Chaos spread over Central Africa. More than a million Rwandan Hutus
fled from the victorious RFP forces in July 1994, settling in Zaire. The Hutu
refugees, many of whom who had engaged in the genocide, received
international aid, including aid from the UN. Hutu militias exploited these
refugee camps to launch raids against the new regime in Rwanda. They also
attacked the Tutsis of Zaire. As a result, both Rwanda and neighboring
Uganda backed the effort that overthrew the pro-Hutu regime of Joseph
Mobutu in Zaire, which in turn set off civil war. Zaire’s internal wars spread
across the borders of neighboring states. In 1998, five African states
invaded Zaire, which by then had changed its name to the Democratic
Republic of Congo. The conflict pitted the forces of Rwanda and Uganda
against those of Zimbabwe, Namibia, and Angola.
By refusing to address the crisis in Rwanda when it had the opportunity,
the UN set off a devastating chain of events. Instead of protecting peace, the
UN had fueled chaos on the continent of Africa.
Even before these other crises had erupted, it was clear to some that the
UN had ignored its duties and allowed some 800,000 people to be
massacred.
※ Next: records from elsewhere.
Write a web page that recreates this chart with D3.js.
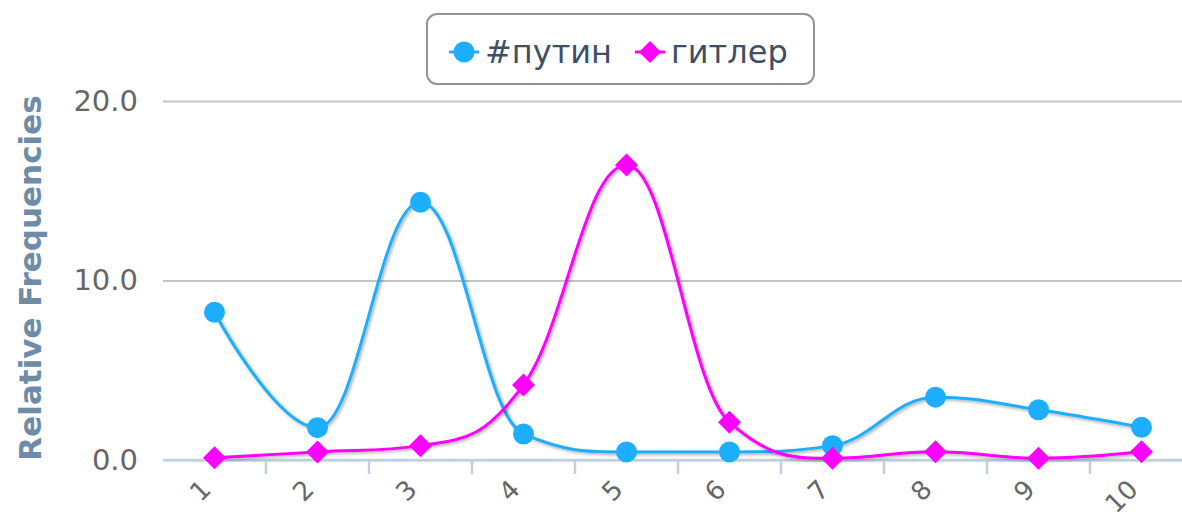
<!DOCTYPE html>
<html>
<head>
<meta charset="utf-8">
<script src="https://cdn.jsdelivr.net/npm/d3@7/dist/d3.min.js"></script>
<style>
  body { margin: 0; background: #fff; }
  svg { display: block; font-family: 'DejaVu Sans', sans-serif; }
</style>
</head>
<body>
<div id="chart"></div>
<script>
// data
const categories = ['1', '2', '3', '4', '5', '6', '7', '8', '9', '10'];
const putinValues = [8.23, 1.8, 14.36, 1.45, 0.45, 0.45, 0.8, 3.5, 2.8, 1.82];
const hitlerValues = [0.12, 0.45, 0.8, 4.18, 16.43, 2.1, 0.1, 0.46, 0.1, 0.46];
const yTicks = [0, 10, 20];
const seriesNames = ['#путин', 'гитлер'];
const seriesColors = ['#1eaeff', '#ff00ff'];

const width = 1182, height = 519;
const plot = { left: 163, right: 1193, top: 101, bottom: 460 };

const svg = d3.select('#chart')
  .append('svg')
  .attr('width', width)
  .attr('height', height);

// drop shadow like the original lines
const defs = svg.append('defs');
const shadow = defs.append('filter').attr('id', 'shadow')
  .attr('x', '-5%').attr('y', '-5%').attr('width', '110%').attr('height', '110%');
shadow.append('feDropShadow')
  .attr('dx', 1.5).attr('dy', 1.5).attr('stdDeviation', 1.4)
  .attr('flood-color', '#000').attr('flood-opacity', 0.35);

const x = d3.scaleBand().domain(categories).range([plot.left, plot.right]);
const y = d3.scaleLinear().domain([0, 20]).range([plot.bottom, plot.top]);
const cx = d => x(d) + x.bandwidth() / 2;

// gridlines + y labels
const yAxis = svg.append('g')
  .attr('transform', `translate(${plot.left},0)`)
  .call(d3.axisLeft(y).tickValues(yTicks).tickFormat(d3.format('.1f'))
    .tickSize(-(plot.right - plot.left)).tickPadding(25));
yAxis.select('.domain').remove();
yAxis.selectAll('.tick line').attr('stroke', '#c4c4c4').attr('stroke-width', 2);
yAxis.selectAll('.tick text')
  .attr('font-family', 'DejaVu Sans').attr('font-size', 29).attr('fill', '#666');

// x axis line and ticks between categories
const xAxis = svg.append('g')
  .attr('transform', `translate(0,${plot.bottom})`)
  .call(d3.axisBottom(x).tickSize(0).tickPadding(0));
xAxis.select('.domain').attr('stroke', '#c0d0e0').attr('stroke-width', 2.5)
  .attr('d', `M${plot.left},0H${plot.right}`);
xAxis.selectAll('.tick text')
  .attr('font-family', 'DejaVu Sans').attr('font-size', 26).attr('fill', '#666')
  .attr('text-anchor', 'end').attr('dy', 0).attr('y', 0)
  .attr('transform', 'translate(-2,31) rotate(-45)');
xAxis.selectAll('.tickmark')
  .data(categories.slice(1))
  .join('line')
  .attr('x1', d => x(d)).attr('x2', d => x(d))
  .attr('y1', 0).attr('y2', 14)
  .attr('stroke', '#c0d0e0').attr('stroke-width', 2.5);

// Highcharts-style spline
function splinePath(pts) {
  const smoothing = 1.5, denom = smoothing + 1;
  let d = '', prevRight = null;
  pts.forEach((p, i) => {
    if (i === 0) { d += `M${p[0]},${p[1]}`; return; }
    const last = pts[i - 1], next = pts[i + 1];
    let lcx = p[0], lcy = p[1], rc = null;
    if (next) {
      lcx = (smoothing * p[0] + last[0]) / denom;
      lcy = (smoothing * p[1] + last[1]) / denom;
      const rcx = (smoothing * p[0] + next[0]) / denom;
      let rcy = (smoothing * p[1] + next[1]) / denom;
      const corr = (rcy - lcy) * (rcx - p[0]) / (rcx - lcx) + p[1] - rcy;
      lcy += corr; rcy += corr;
      if (lcy > last[1] && lcy > p[1]) { lcy = Math.max(last[1], p[1]); rcy = 2 * p[1] - lcy; }
      else if (lcy < last[1] && lcy < p[1]) { lcy = Math.min(last[1], p[1]); rcy = 2 * p[1] - lcy; }
      if (rcy > next[1] && rcy > p[1]) { rcy = Math.max(next[1], p[1]); lcy = 2 * p[1] - rcy; }
      else if (rcy < next[1] && rcy < p[1]) { rcy = Math.min(next[1], p[1]); lcy = 2 * p[1] - rcy; }
      rc = [rcx, rcy];
    }
    const c1 = prevRight || last;
    d += `C${c1[0]},${c1[1]} ${lcx},${lcy} ${p[0]},${p[1]}`;
    prevRight = rc;
  });
  return d;
}

const diamond = r => `M0,${-r}L${r},0L0,${r}L${-r},0Z`;

const series = [putinValues, hitlerValues];
series.forEach((vals, s) => {
  const g = svg.append('g');
  const pts = vals.map((v, i) => [cx(categories[i]), y(v)]);
  g.append('path')
    .attr('d', splinePath(pts))
    .attr('fill', 'none')
    .attr('stroke', seriesColors[s])
    .attr('stroke-width', 3)
    .attr('filter', 'url(#shadow)');
  if (s === 0) {
    g.selectAll('circle').data(vals).join('circle')
      .attr('cx', (d, i) => cx(categories[i]))
      .attr('cy', d => y(d))
      .attr('r', 10.5)
      .attr('fill', seriesColors[s]);
  } else {
    g.selectAll('path.m').data(vals).join('path')
      .attr('class', 'm')
      .attr('transform', (d, i) => `translate(${cx(categories[i])},${y(d)})`)
      .attr('d', diamond(11.5))
      .attr('fill', seriesColors[s]);
  }
});

// y axis title
svg.append('text')
  .attr('transform', 'translate(41,278) rotate(-90)')
  .attr('text-anchor', 'middle')
  .attr('font-family', 'DejaVu Sans')
  .attr('font-weight', 'bold')
  .attr('font-size', 31)
  .attr('fill', '#6e8ba8')
  .text('Relative Frequencies');

// legend
const legend = svg.append('g');
legend.append('rect')
  .attr('x', 427).attr('y', 14).attr('width', 387).attr('height', 70)
  .attr('rx', 10)
  .attr('fill', '#fff').attr('stroke', '#949494').attr('stroke-width', 2);
const legendX = [464, 650];
seriesNames.forEach((name, s) => {
  const item = legend.append('g').attr('transform', `translate(${legendX[s]},52)`);
  item.append('line')
    .attr('x1', -15).attr('x2', 15)
    .attr('stroke', seriesColors[s]).attr('stroke-width', 3);
  if (s === 0) {
    item.append('circle').attr('r', 10.5).attr('fill', seriesColors[s]);
  } else {
    item.append('path').attr('d', diamond(11)).attr('fill', seriesColors[s]);
  }
  item.append('text')
    .attr('x', 21).attr('y', 11)
    .attr('font-family', 'DejaVu Sans')
    .attr('font-size', 32)
    .attr('fill', '#3d4f66')
    .text(name);
});
</script>
</body>
</html>
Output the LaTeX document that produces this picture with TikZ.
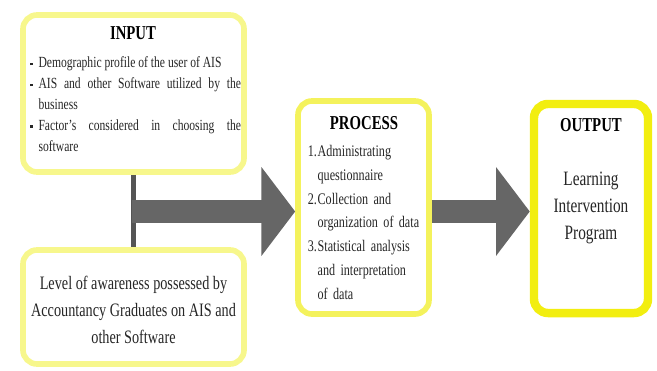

These people did not have to wait for a long UN inquiry to be
completed to know who was to blame. On July 14, 1994, Secretary-General
Boutros Boutros-Ghali visited Rwanda. Four white UN helicopters landed
at a Catholic missionary compound in Nyarbuye, which had become a
memorial for the Rwanda genocide. Barefoot villagers streamed toward the
landing site to demonstrate before the UN’s highest official.”